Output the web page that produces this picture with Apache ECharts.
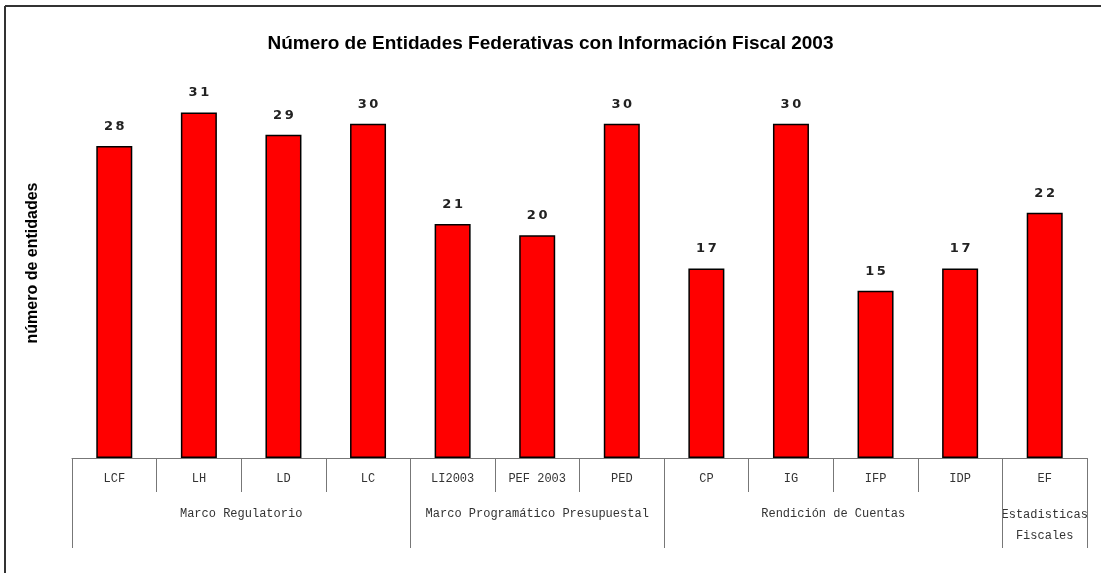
<!DOCTYPE html>
<html>
<head>
<meta charset="utf-8">
<script src="https://cdn.jsdelivr.net/npm/echarts@6/dist/echarts.min.js"></script>
<style>
  html, body { margin: 0; padding: 0; background: #fff; }
  #chart { width: 1101px; height: 573px; }
</style>
</head>
<body>
<div id="chart"></div>
<script>
  const categories = ["LCF", "LH", "LD", "LC", "LI2003", "PEF 2003", "PED", "CP", "IG", "IFP", "IDP", "EF"];
  const values = [28, 31, 29, 30, 21, 20, 30, 17, 30, 15, 17, 22];
  // groups: label and how many categories each spans
  const groupNames = ["Marco Regulatorio", "Marco Programático Presupuestal", "Rendición de Cuentas", "Estadisticas\nFiscales"];
  const groupSizes = [4, 3, 4, 1];

  const labelFont = "'Liberation Mono', 'DejaVu Sans Mono', monospace";

  const chart = echarts.init(document.getElementById("chart"));

  chart.setOption({
    animation: false,
    title: {
      text: "Número de Entidades Federativas con Información Fiscal 2003",
      left: "center",
      top: 29,
      textStyle: {
        fontFamily: "'Liberation Sans', Arial, sans-serif",
        fontSize: 19,
        fontWeight: "bold",
        color: "#000",
      },
    },
    grid: {
      left: 72,
      right: 14,
      top: 68,
      bottom: 115,
    },
    xAxis: {
      type: "category",
      data: categories,
      axisLine: { lineStyle: { color: "#777", width: 1 } },
      axisTick: { show: true, interval: 0, length: 34, lineStyle: { color: "#777" } },
      axisLabel: {
        interval: 0,
        margin: 15,
        fontFamily: labelFont,
        fontSize: 12,
        color: "#333",
      },
    },
    yAxis: {
      type: "value",
      min: 0,
      max: 35,
      name: "número de entidades",
      nameLocation: "middle",
      nameRotate: 90,
      nameGap: 31,
      nameTextStyle: {
        fontFamily: "'Liberation Sans Narrow', 'Liberation Sans', Arial, sans-serif",
        fontSize: 16,
        fontWeight: "bold",
        color: "#000",
      },
      axisLine: { show: false },
      axisTick: { show: false },
      axisLabel: { show: false },
      splitLine: { show: false },
    },
    series: [
      {
        type: "bar",
        data: values,
        barWidth: 36,
        itemStyle: { color: "#ff0000", borderColor: "#000", borderWidth: 1.5 },
        label: {
          show: true,
          position: "top",
          distance: 13,
          fontFamily: "'DejaVu Sans', sans-serif",
          fontWeight: "bold",
          fontSize: 13,
          color: "#222",
          formatter: (p) => String(p.value).split("").join("\u2009"),
        },
      },
    ],
  });

  // group labels and separators, positioned through the category axis
  const axisY = chart.convertToPixel({ gridIndex: 0 }, [0, 0])[1];
  const bandW = chart.convertToPixel({ xAxisIndex: 0 }, 1) - chart.convertToPixel({ xAxisIndex: 0 }, 0);
  const edge = (i) => chart.convertToPixel({ xAxisIndex: 0 }, 0) - bandW / 2 + i * bandW;

  const graphics = [
    // outer frame (top and left only, as in the picture)
    { type: "line", shape: { x1: 5, y1: 6, x2: 1101, y2: 6 }, style: { stroke: "#333", lineWidth: 2 } },
    { type: "line", shape: { x1: 5, y1: 6, x2: 5, y2: 573 }, style: { stroke: "#333", lineWidth: 2 } },
  ];

  let start = 0;
  const bounds = [0];
  groupNames.forEach((name, gi) => {
    const end = start + groupSizes[gi];
    const cx = (edge(start) + edge(end)) / 2;
    const multi = name.includes("\n");
    graphics.push({
      type: "text",
      x: cx,
      y: axisY + 56 + (multi ? 11 : 0),
      style: {
        text: name,
        fontFamily: labelFont,
        fontSize: 12,
        lineHeight: 21,
        fill: "#333",
        align: "center",
        verticalAlign: "middle",
      },
    });
    bounds.push(end);
    start = end;
  });

  bounds.forEach((b) => {
    const x = Math.round(edge(b)) + 0.5;
    graphics.push({
      type: "line",
      shape: { x1: x, y1: axisY + 34, x2: x, y2: axisY + 90 },
      style: { stroke: "#777", lineWidth: 1 },
    });
  });

  chart.setOption({ graphic: graphics });
</script>
</body>
</html>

• [TO BE DONE]: Reproduce all of the data exactly; the pictures do not belong in the copy.

• [RESPONSE TO THIS TASK]:
Output the web page that produces this picture with Apache ECharts.
<!DOCTYPE html>
<html>
<head>
<meta charset="utf-8">
<script src="https://cdn.jsdelivr.net/npm/echarts@6/dist/echarts.min.js"></script>
<style>
  html, body { margin: 0; padding: 0; background: #fff; }
  #chart { width: 1101px; height: 573px; }
</style>
</head>
<body>
<div id="chart"></div>
<script>
  const categories = ["LCF", "LH", "LD", "LC", "LI2003", "PEF 2003", "PED", "CP", "IG", "IFP", "IDP", "EF"];
  const values = [28, 31, 29, 30, 21, 20, 30, 17, 30, 15, 17, 22];
  // groups: label and how many categories each spans
  const groupNames = ["Marco Regulatorio", "Marco Programático Presupuestal", "Rendición de Cuentas", "Estadisticas\nFiscales"];
  const groupSizes = [4, 3, 4, 1];

  const labelFont = "'Liberation Mono', 'DejaVu Sans Mono', monospace";

  const chart = echarts.init(document.getElementById("chart"));

  chart.setOption({
    animation: false,
    title: {
      text: "Número de Entidades Federativas con Información Fiscal 2003",
      left: "center",
      top: 29,
      textStyle: {
        fontFamily: "'Liberation Sans', Arial, sans-serif",
        fontSize: 19,
        fontWeight: "bold",
        color: "#000",
      },
    },
    grid: {
      left: 72,
      right: 14,
      top: 68,
      bottom: 115,
    },
    xAxis: {
      type: "category",
      data: categories,
      axisLine: { lineStyle: { color: "#777", width: 1 } },
      axisTick: { show: true, interval: 0, length: 34, lineStyle: { color: "#777" } },
      axisLabel: {
        interval: 0,
        margin: 15,
        fontFamily: labelFont,
        fontSize: 12,
        color: "#333",
      },
    },
    yAxis: {
      type: "value",
      min: 0,
      max: 35,
      name: "número de entidades",
      nameLocation: "middle",
      nameRotate: 90,
      nameGap: 31,
      nameTextStyle: {
        fontFamily: "'Liberation Sans Narrow', 'Liberation Sans', Arial, sans-serif",
        fontSize: 16,
        fontWeight: "bold",
        color: "#000",
      },
      axisLine: { show: false },
      axisTick: { show: false },
      axisLabel: { show: false },
      splitLine: { show: false },
    },
    series: [
      {
        type: "bar",
        data: values,
        barWidth: 36,
        itemStyle: { color: "#ff0000", borderColor: "#000", borderWidth: 1.5 },
        label: {
          show: true,
          position: "top",
          distance: 13,
          fontFamily: "'DejaVu Sans', sans-serif",
          fontWeight: "bold",
          fontSize: 13,
          color: "#222",
          formatter: (p) => String(p.value).split("").join("\u2009"),
        },
      },
    ],
  });

  // group labels and separators, positioned through the category axis
  const axisY = chart.convertToPixel({ gridIndex: 0 }, [0, 0])[1];
  const bandW = chart.convertToPixel({ xAxisIndex: 0 }, 1) - chart.convertToPixel({ xAxisIndex: 0 }, 0);
  const edge = (i) => chart.convertToPixel({ xAxisIndex: 0 }, 0) - bandW / 2 + i * bandW;

  const graphics = [
    // outer frame (top and left only, as in the picture)
    { type: "line", shape: { x1: 5, y1: 6, x2: 1101, y2: 6 }, style: { stroke: "#333", lineWidth: 2 } },
    { type: "line", shape: { x1: 5, y1: 6, x2: 5, y2: 573 }, style: { stroke: "#333", lineWidth: 2 } },
  ];

  let start = 0;
  const bounds = [0];
  groupNames.forEach((name, gi) => {
    const end = start + groupSizes[gi];
    const cx = (edge(start) + edge(end)) / 2;
    const multi = name.includes("\n");
    graphics.push({
      type: "text",
      x: cx,
      y: axisY + 56 + (multi ? 11 : 0),
      style: {
        text: name,
        fontFamily: labelFont,
        fontSize: 12,
        lineHeight: 21,
        fill: "#333",
        align: "center",
        verticalAlign: "middle",
      },
    });
    bounds.push(end);
    start = end;
  });

  bounds.forEach((b) => {
    const x = Math.round(edge(b)) + 0.5;
    graphics.push({
      type: "line",
      shape: { x1: x, y1: axisY + 34, x2: x, y2: axisY + 90 },
      style: { stroke: "#777", lineWidth: 1 },
    });
  });

  chart.setOption({ graphic: graphics });
</script>
</body>
</html>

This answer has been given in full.